これらがすべてうまく噛み合っているから生産ができて、製品が生まれるのです。このような社会システムを「広義の生産要素」と言います。 

この「生産要素」は簡単に市場に委ねることができません。労働、資本、資源、交通、教育、、そして食糧といったものには、一定の規制が必要であり、、国や社会が責任をもって維持していくものだからです。 

「「それは私たちの社会生活の安定性と深く関わっているからだ」と佐伯氏は言います。 

ところが、現在のTPPで進められているのは、米国によるこの「広義の生産要素」の全面開放なのです。 

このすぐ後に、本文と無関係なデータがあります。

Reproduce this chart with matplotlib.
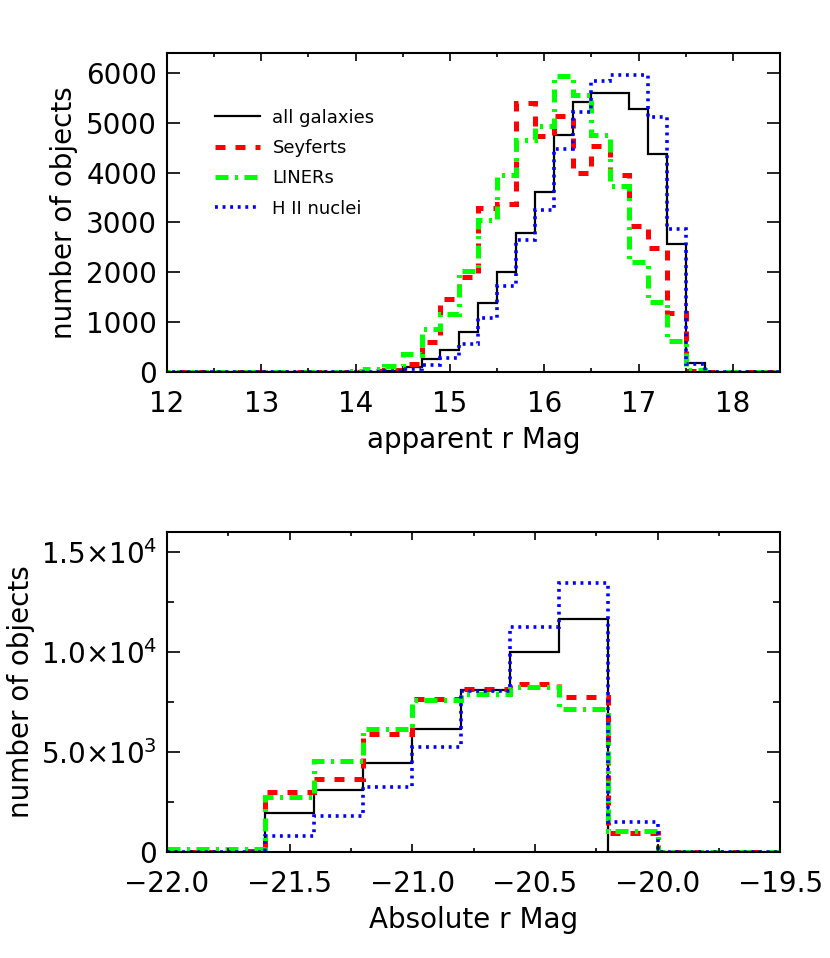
import numpy as np
import matplotlib
matplotlib.use("Agg")
import matplotlib.pyplot as plt
from matplotlib.ticker import MultipleLocator, FixedLocator, FixedFormatter

# apparent r magnitude histogram, bin edges every 0.2 mag
app_edges = np.round(np.arange(11.9, 18.51, 0.2), 2)
app_all = [0, 0, 0, 0, 0, 0, 0, 0, 0, 0, 0, 0, 20, 106, 261, 442, 810,
           1379, 2014, 2791, 3601, 4759, 5408, 5596, 5596, 5275, 4377,
           2577, 180, 0, 0, 0, 0]
app_sey = [0, 0, 0, 0, 0, 0, 0, 0, 0, 0, 0, 10, 40, 170, 609, 1460, 1914,
           3287, 3373, 5395, 4725, 5127, 4002, 4538, 3956, 2938, 2484,
           1191, 20, 0, 0, 0, 0]
app_lin = [0, 0, 0, 0, 0, 0, 0, 0, 0, 0, 10, 50, 120, 361, 857, 1165, 2028,
           3052, 3956, 4645, 4940, 5930, 5562, 4759, 3735, 2203, 1412,
           622, 30, 0, 0, 0, 0]
app_hii = [0, 0, 0, 0, 0, 0, 0, 0, 0, 0, 0, 0, 10, 54, 141, 288, 562,
           1078, 1727, 2651, 3253, 4471, 5214, 5830, 5964, 5964, 5114,
           2871, 161, 0, 0, 0, 0]

# absolute r magnitude histogram
abs_edges = np.round(np.arange(-22.0, -19.39, 0.2), 2)
abs_all = [0, 0, 1933, 3100, 4467, 6133, 8100, 9983, 11650, 0, 0, 0, 0]
abs_sey = [0, 30, 2983, 3633, 5900, 7633, 8150, 8383, 7767, 967, 0, 0, 0]
abs_lin = [133, 133, 2733, 4567, 6133, 7600, 7883, 8267, 7150, 1067, 0, 0, 0]
abs_hii = [0, 0, 817, 1817, 3267, 5267, 8067, 11233, 13433, 1517, 0, 0, 0]

labels = ["all galaxies", "Seyferts", "LINERs", "H II nuclei"]
styles = [
    dict(color="black", lw=1.6, ls="-"),
    dict(color="#ff0000", lw=3.6, ls=(0, (2.0, 2.0))),
    dict(color="#00ff00", lw=3.6, ls=(0, (2.6, 1.3, 0.6, 1.3))),
    dict(color="#0000ff", lw=2.6, ls=(0, (0.8, 1.3))),
]

plt.rcParams["font.family"] = "DejaVu Sans"
plt.rcParams["font.size"] = 20

fig = plt.figure(figsize=(8.3, 9.58), dpi=100)
ax1 = fig.add_axes([0.201, 0.6117, 0.739, 0.333])
ax2 = fig.add_axes([0.201, 0.1106, 0.739, 0.334])


def style_axes(ax):
    for s in ax.spines.values():
        s.set_linewidth(1.5)
    ax.tick_params(which="both", direction="in", top=True, right=True,
                   width=1.2, labelsize=20)
    ax.tick_params(axis="x", which="major", length=5.5, pad=13)
    ax.tick_params(axis="x", which="minor", length=3)
    ax.tick_params(axis="y", which="major", length=9.5, pad=7)
    ax.tick_params(axis="y", which="minor", length=5)


# top panel
for vals, st, lab in zip([app_all, app_sey, app_lin, app_hii], styles, labels):
    ax1.stairs(vals, app_edges, baseline=None, label=lab, **st)
ax1.set_xlim(12, 18.5)
ax1.set_ylim(0, 6400)
ax1.xaxis.set_major_locator(MultipleLocator(1))
ax1.xaxis.set_minor_locator(MultipleLocator(0.5))
ax1.yaxis.set_major_locator(MultipleLocator(1000))
style_axes(ax1)
ax1.set_xlabel("apparent r Mag", labelpad=6)
ax1.set_ylabel("number of objects", labelpad=6)
ax1.legend(loc="upper left", bbox_to_anchor=(0.078, 0.825), frameon=False,
           fontsize=13, handlelength=2.5, handletextpad=0.7,
           labelspacing=0.68, borderpad=0, borderaxespad=0)

# bottom panel
for vals, st in zip([abs_all, abs_sey, abs_lin, abs_hii], styles):
    ax2.stairs(vals, abs_edges, baseline=None, **st)
ax2.set_xlim(-22.0, -19.5)
ax2.set_ylim(0, 16000)
ax2.xaxis.set_major_locator(MultipleLocator(0.5))
ax2.xaxis.set_minor_locator(MultipleLocator(0.25))
ax2.xaxis.set_major_formatter(plt.FuncFormatter(lambda v, p: f"{v:.1f}".replace("-", "\u2212")))
ax2.yaxis.set_major_locator(FixedLocator([0, 5000, 10000, 15000]))
ax2.yaxis.set_major_formatter(FixedFormatter(
    ["0", "5.0\u00d710$^{3}$", "1.0\u00d710$^{4}$", "1.5\u00d710$^{4}$"]))
ax2.yaxis.set_minor_locator(MultipleLocator(2500))
style_axes(ax2)
ax2.set_xlabel("Absolute r Mag", labelpad=6)
ax2.set_ylabel("number of objects", labelpad=4)

fig.savefig("out.png", dpi=100)
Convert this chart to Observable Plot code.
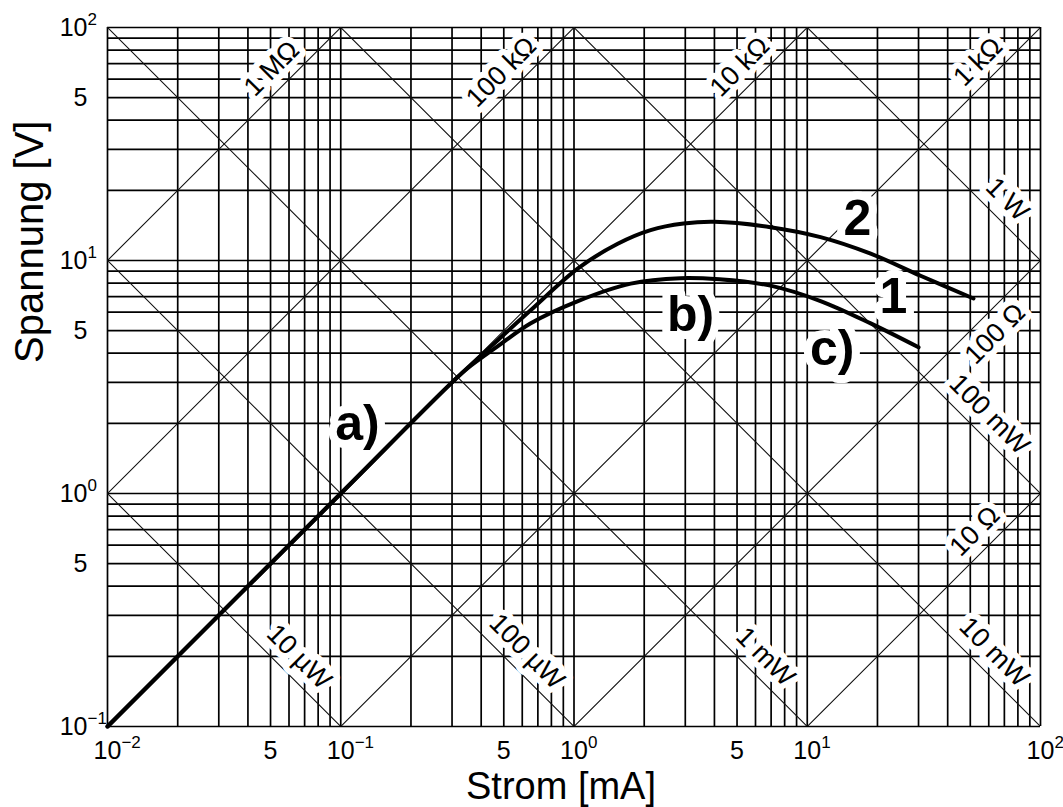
<!DOCTYPE html>
<html>
<head>
<meta charset="utf-8">
<script src="https://cdn.jsdelivr.net/npm/d3@7"></script>
<script src="https://cdn.jsdelivr.net/npm/@observablehq/plot@0.6"></script>
<style>
  html, body { margin: 0; padding: 0; background: #fff; }
  svg { display: block; }
</style>
</head>
<body>
<div id="chart"></div>
<script>
// ---------- data ----------
const xDecades = [0.01, 0.1, 1, 10];
const yDecades = [0.1, 1, 10];
const gridSteps = [1, 2, 3, 4, 5, 6, 7, 8, 9];
const xTicks = [0.01, 0.05, 0.1, 0.5, 1, 5, 10, 100];
const yTicks = [0.1, 0.5, 1, 5, 10, 50, 100];

// resistance lines: V[V] = R[kΩ] * I[mA]
const resistanceKOhm = [1000, 100, 10, 1, 0.1, 0.01];
const resistanceLabels = ["1 MΩ", "100 kΩ", "10 kΩ", "1 kΩ", "100 Ω", "10 Ω"];
// power lines: V[V] * I[mA] = P[mW]
const powerMW = [0.01, 0.1, 1, 10, 100, 1000];
const powerLabels = ["10 µW", "100 µW", "1 mW", "10 mW", "100 mW", "1 W"];

// characteristic curves (I in mA, V in V)
const curve1Current = [0.01, 0.1, 0.3, 0.35, 0.47, 0.65, 1.04, 1.75, 2.86, 4.2, 6.95, 11.4, 18.7, 30];
const curve1Voltage = [0.1, 1, 3.0, 3.45, 4.28, 5.37, 6.7, 7.96, 8.4, 8.3, 7.8, 6.7, 5.37, 4.24];
const curve2Current = [0.01, 0.1, 0.3, 0.48, 0.65, 1.04, 1.54, 2.13, 2.95, 4.0, 6.95, 11.4, 18.7, 30.6, 51.6];
const curve2Voltage = [0.1, 1, 3.0, 4.63, 6.1, 9.25, 11.8, 13.5, 14.4, 14.65, 13.9, 12.6, 10.7, 8.6, 6.87];

const curveLabels = ["a)", "b)", "c)", "1", "2"];
const curveLabelCurrent = [0.118, 3.16, 12.8, 23.4, 16.4];
const curveLabelVoltage = [1.98, 5.81, 4.19, 7.0, 15.1];

const xTitle = "Strom [mA]";
const yTitle = "Spannung [V]";

// ---------- layout of line labels (current where the label sits on its line, side) ----------
const resLabelAt = [0.058, 0.56, 5.9, 62, 55.6, 60];
const resLabelSide = [-1, -1, -1, -1, 1, -1];   // -1: above-left of line, 1: below-right
const powLabelAt = [0.0577, 0.547, 5.77, 55.1, 52.6, 62.8];

// ---------- derived tables ----------
const xGrid = xDecades.flatMap(d => gridSteps.map(s => s * d)).concat([100]);
const yGrid = yDecades.flatMap(d => gridSteps.map(s => s * d)).concat([100]);

const resLines = resistanceKOhm.flatMap((r, k) => [
  {key: k, I: 1e-3, V: r * 1e-3}, {key: k, I: 1e3, V: r * 1e3}
]);
const powLines = powerMW.flatMap((p, k) => [
  {key: k, I: 1e-3, V: p / 1e-3}, {key: k, I: 1e3, V: p / 1e3}
]);
const resLabelData = resistanceKOhm.map((r, k) => ({
  text: resistanceLabels[k], I: resLabelAt[k], V: r * resLabelAt[k], side: resLabelSide[k]
}));
const powLabelData = powerMW.map((p, k) => ({
  text: powerLabels[k], I: powLabelAt[k], V: p / powLabelAt[k]
}));
const curve1 = curve1Current.map((I, i) => ({I, V: curve1Voltage[i]}));
const curve2 = curve2Current.map((I, i) => ({I, V: curve2Voltage[i]}));
const curveLabelData = curveLabels.map((t, i) => ({text: t, I: curveLabelCurrent[i], V: curveLabelVoltage[i]}));

function tickFmt(d) {
  const l = Math.log10(d);
  const e = Math.round(l);
  if (Math.abs(l - e) < 1e-9) return "10^" + (e < 0 ? "\u2212" + (-e) : String(e));
  return String(Math.round(d / Math.pow(10, Math.floor(l))));
}

const OFF = 14;
const lineLabelStyle = {fontSize: 27, fill: "black", stroke: "white", strokeWidth: 12, textAnchor: "middle", lineAnchor: "middle"};

const chart = Plot.plot({
  width: 1063,
  height: 807,
  marginTop: 27,
  marginRight: 23,
  marginBottom: 81,
  marginLeft: 107,
  x: {type: "log", domain: [0.01, 100]},
  y: {type: "log", domain: [0.1, 100]},
  style: {fontFamily: "'Liberation Sans', Arial, Helvetica, sans-serif", background: "white", color: "black"},
  marks: [
    Plot.ruleX(xGrid, {stroke: "#000", strokeWidth: 1.7}),
    Plot.ruleY(yGrid, {stroke: "#000", strokeWidth: 1.7}),
    Plot.line(resLines, {x: "I", y: "V", z: "key", clip: true, stroke: "#111", strokeWidth: 1.1}),
    Plot.line(powLines, {x: "I", y: "V", z: "key", clip: true, stroke: "#111", strokeWidth: 1.1}),
    Plot.text(resLabelData, {filter: d => d.side < 0, x: "I", y: "V", text: "text", rotate: -45, dx: -OFF, dy: -OFF, ...lineLabelStyle}),
    Plot.text(resLabelData, {filter: d => d.side > 0, x: "I", y: "V", text: "text", rotate: -45, dx: OFF, dy: OFF, ...lineLabelStyle}),
    Plot.text(powLabelData, {x: "I", y: "V", text: "text", rotate: 45, dx: OFF, dy: -OFF, ...lineLabelStyle}),
    Plot.text(curveLabelData, {x: "I", y: "V", text: "text", fontSize: 50, fontWeight: "bold", fill: "black", stroke: "white", strokeWidth: 16, lineAnchor: "middle"}),
    Plot.line(curve1, {x: "I", y: "V", curve: "catmull-rom", stroke: "black", strokeWidth: 4, strokeLinecap: "round"}),
    Plot.line(curve2, {x: "I", y: "V", curve: "catmull-rom", stroke: "black", strokeWidth: 4, strokeLinecap: "round"}),
    Plot.axisX({ticks: xTicks, tickSize: 0, tickPadding: 15, fontSize: 25, text: d => tickFmt(d), label: null}),
    Plot.axisY({ticks: yTicks, tickSize: 0, tickPadding: 20, fontSize: 25, text: d => tickFmt(d), label: null}),
    Plot.text([xTitle], {frameAnchor: "bottom", text: d => d, dy: 60, dx: -13, fontSize: 38, lineAnchor: "middle"}),
    Plot.text([yTitle], {frameAnchor: "left", text: d => d, rotate: -90, dx: -77, dy: -14, fontSize: 40, lineAnchor: "middle"})
  ]
});

document.getElementById("chart").append(chart);

// superscripts for tick labels of the form 10^n (keeps Plot's own positioning)
const NS = "http://www.w3.org/2000/svg";
function superscriptify(label, factor) {
  chart.querySelectorAll(`g[aria-label="${label}"] text`).forEach(t => {
    const walker = document.createTreeWalker(t, NodeFilter.SHOW_TEXT);
    let node;
    while ((node = walker.nextNode())) {
      const s = node.nodeValue;
      const i = s.indexOf("^");
      if (i < 0) continue;
      node.nodeValue = s.slice(0, i);
      const e = document.createElementNS(NS, "tspan");
      e.textContent = s.slice(i + 1);
      e.setAttribute("font-size", "17");
      e.setAttribute("dy", "-11");
      node.parentNode.insertBefore(e, node.nextSibling);
      const w = e.getComputedTextLength();
      t.setAttribute("transform", (t.getAttribute("transform") || "") + ` translate(${w * factor},0)`);
      break;
    }
  });
}
superscriptify("x-axis tick label", 0.5);
superscriptify("y-axis tick label", 1);
</script>
</body>
</html>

米国が求めているのはまさに、日本社会の基盤とでもいうべき、労働、投資、金融、医療、保険、公共事業(政府調達)であり、農業という命の糧です。 

佐伯氏はこう警鐘を鳴らします。

「ところが今日のアメリカ型の経済は、生産要素も生産物も区別しない。市場経済も社会生活(を構成する生産要素も)重なり合っている。すべてが自由競争原理でよいとみなしている。ここに(日本と米国との)大きな経済観の違いがある。」(カッコ内引用者) 

そしてこのような結論を述べます。 

「私には、人間の社会生活に密接に関連した生産要素や公共的資産を自由な市場取引から保護することは、決して特異で閉鎖的な経済観だとは思われない。それを国を開くか、閉ざすかの選択だ、などというレトリックでごまかすわけにはいかない。」

TPPについて声高に「開国しないと世界孤児になる」と根拠のない危機を叫ぶ人がいます。もう充分にわが国は低関税であるにも関わらず、です。 

あるいは、TPP協定書の全訳すらないにもかかわらず、「バスに乗り遅れるな」と言う人かいます。慌てて乗ろうとするバスがどこに行くかを見もしないで! 

政府は、TPP交渉は既に9割9分終結しており、日本が交渉参加できたとしてもわずか2か月ていどしかないことを隠し通しています。 

そこまでして、TPPをやりたい理由が私には皆目見当がつきません。国のなりたち、、社会が伝統的に作り上げてきた「広義の生産要素」である社会基盤を破壊してまで得られるのはなんなのでしょうか。

 

■写真 わが家の欅。植えて15年。ずいぶんと大樹になりました。今日はモノクロで。